All too often firms only seriously consider selling when the value they have created starts to diminish. Depressingly, many then leave the decision to sell until there's precious little value left to pass on. In the current climate it is more important than ever to think about what you want for the future of your firm. Do you know what the firm might be worth? Have you thought about who a likely acquirer might be or how the process even works? Have the partners and shareholders got clear exit plans in place for themselves and how would selling the firm fit?
Stay calm and carry on might look good on a poster but it is the least sensible strategy for the future of a modern law firm. Right now is the time to consider, seriously, how to sell your firm. Viv Williams Consulting have written some compelling guidance below on what to think about when approaching the sale of a law firm - essential reading for anybody who owns and runs a law firm in 2020.
In the corporate world statistics show that something like 75% of all mergers destroy shareholder value. Not that it seems to deter would be billionaires from engaging in the activity. Good firms have improved the figures to a point where 60% of mergers add value.
Law firm mergers in the current market are largely about combining the skills, experience and clients of two groups of people who are each fairly loosely bound together and uncoordinated in the first place. They are unlikely to be realising the true value of the business they have at the moment.
Combining two businesses can be an opportunity to release inherent value in a number of different ways.
A merger creates pressure for change and willingness to accept change that would otherwise not be there. It also creates opportunity to move people around in the business and to resolve issues of leadership. This gives a great opportunity to change culture.
A good attitude to take is that the firm coming out the other side of a merger will not be the same as either of the firms that went into it - please see that as an opportunity not a threat.
To increase any value of your practice in merger discussions or for outside investment it is essential to look at the key issues that a potential investor, acquirer or merger candidate would find attractive in your law firm.
Examine every area - clients and how you communicate with them, the motivation of staff and the need to deal with under-performing staff and partners, careful control of finance and targets, the relationship of partners and clients and whether these can be replaced by fee-earners, the embracing of technology, a website that attracts business, measurable and accountable marketing spend - all are areas to redress to gain the greatest value for your practice.

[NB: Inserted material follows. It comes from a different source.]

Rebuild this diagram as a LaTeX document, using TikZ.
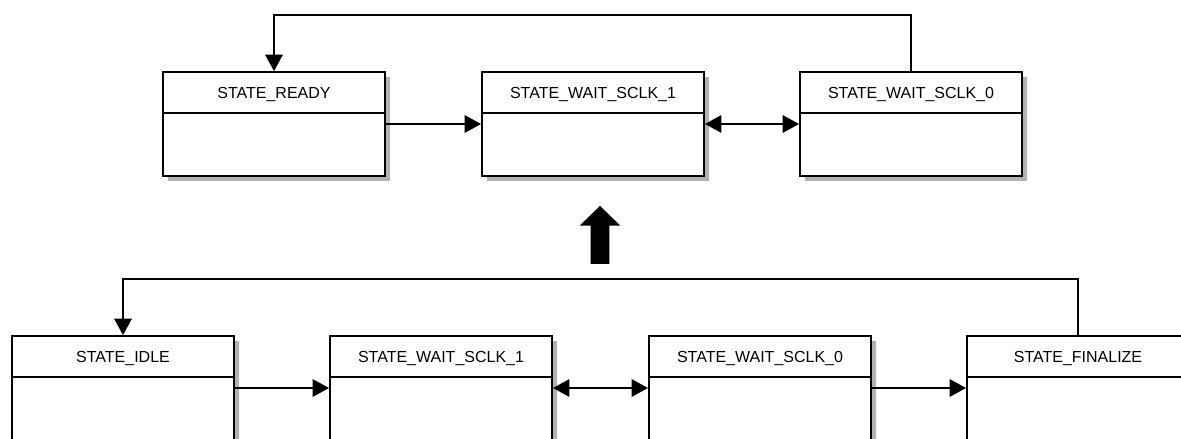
\documentclass[tikz,border=0pt]{standalone}
\usepackage{fontspec}
\usetikzlibrary{positioning, arrows.meta, shapes, shadows}
\newfontfamily\statefont{Liberation Sans}
\newcommand{\stt}[1]{\rule[-2.75mm]{0pt}{7.8mm}#1\nodepart{two}\rule{0pt}{12.2mm}}

\begin{document}
\begin{tikzpicture}[
		>={Triangle[length=3.3mm, width=3.5mm]},
		state/.style={rectangle split, rectangle split parts=2, draw, fill=white, line width=1.1pt, inner sep=0pt, minimum width=4.44cm, font=\statefont\fontsize{9.1}{11}\selectfont, drop shadow={shadow xshift=1mm, shadow yshift=-1mm, fill=black!30, opacity=1}},
		link/.style={line width=1.1pt},
	]
	\useasboundingbox (0,0) rectangle (23.62,-8.78);
	\clip (0,0) rectangle (23.62,-8.78);

	\node[state] (ready) at (5.48,-2.48) {\stt{STATE\_READY}};
	\node[state] (wait1) at (11.86,-2.48) {\stt{STATE\_WAIT\_SCLK\_1}};
	\node[state] (wait0) at (18.22,-2.48) {\stt{STATE\_WAIT\_SCLK\_0}};

	\node[state] (idle) at (2.46,-7.76) {\stt{STATE\_IDLE}};
	\node[state] (oldwait1) at (8.82,-7.76) {\stt{STATE\_WAIT\_SCLK\_1}};
	\node[state] (oldwait0) at (15.2,-7.76) {\stt{STATE\_WAIT\_SCLK\_0}};
	\node[state] (finalize) at (21.56,-7.76) {\stt{STATE\_FINALIZE}};

	\node[single arrow, fill=black, inner sep=0pt, minimum height=1.16cm, single arrow head extend=2.2mm, single arrow tip angle=92, rotate=90] (upgrade) at (12.0,-4.79) {\rule{0pt}{3.6mm}};

	\foreach \i/\j in {ready/wait1, idle/oldwait1, oldwait0/finalize}
		\draw[link, ->] (\i.east) -- (\j.west);
	\foreach \i/\j in {wait1/wait0, oldwait1/oldwait0}
		\draw[link, <->] (\i.east) -- (\j.west);

	\draw[link, ->] (wait0.north) -- ++(0,1.12) -| (ready.north);
	\draw[link, ->] (finalize.north) -- ++(0,1.12) -| (idle.north);
\end{tikzpicture}
\end{document}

13 important lessons when contemplating merger
- Get help - DIY doesn't work
- Follow a merger matrix and have questions that could be "deal breakers" in the first meeting.
- Before discussions begin, research the potential merger candidate. Ensure you know the work ethic of the firm, Partners and fee earners and attitudes to staff.
- Ensure the two practices are a "good fit" - do not gloss over issues such as personalities. Many a merger fails because of personality issues and the reasons behind the merger. Is it really a good idea?
- Check out Partners in the target firm - take references and check with the bank and credit agencies. We have seen merger failure because one Partner had invested heavily in buy-to-let properties and could not maintain his portfolio and became bankrupt.
- Take professional advice on your corporate structure - the partnership model is no longer the solution.
- Agree responsibilities. Who will be the leader and MD? Who will take responsibility for the administrative functions and who will be responsible for which clients? Again mergers fail because these lines are not drawn prior to talks.
- Develop clear and concise job descriptions for Partners and all staff including expectations for chargeable and recoverable hours and charge out rates.
- Agree all salaries and how profits will be retained in the new business.
- Agree staff structure and who is getting which office and ensure you standardise hours of employment etc.
- Dispose of under-performing staff and Partners. In the current environment you cannot afford to carry any member of the team that cannot or will not perform.
- Prepare a marketing plan that is measurable and focuses both internally and externally.
- Be open with the Partners and staff of both practices: Do they understand how merger will affect their status? Do they understand the new expectations regarding time, effort, etc.?
More and more firms are coming to see opportunity and potential in merger, they are becoming more flexible in what they are prepared to consider.
Whilst that is exciting it makes it more important to do it right. The huge gap which presently exists between the number of conversations taking place and the number of deals being done suggests that firms have a way to go yet in learning how to identify the right merger partner and then to deliver the "right" deal.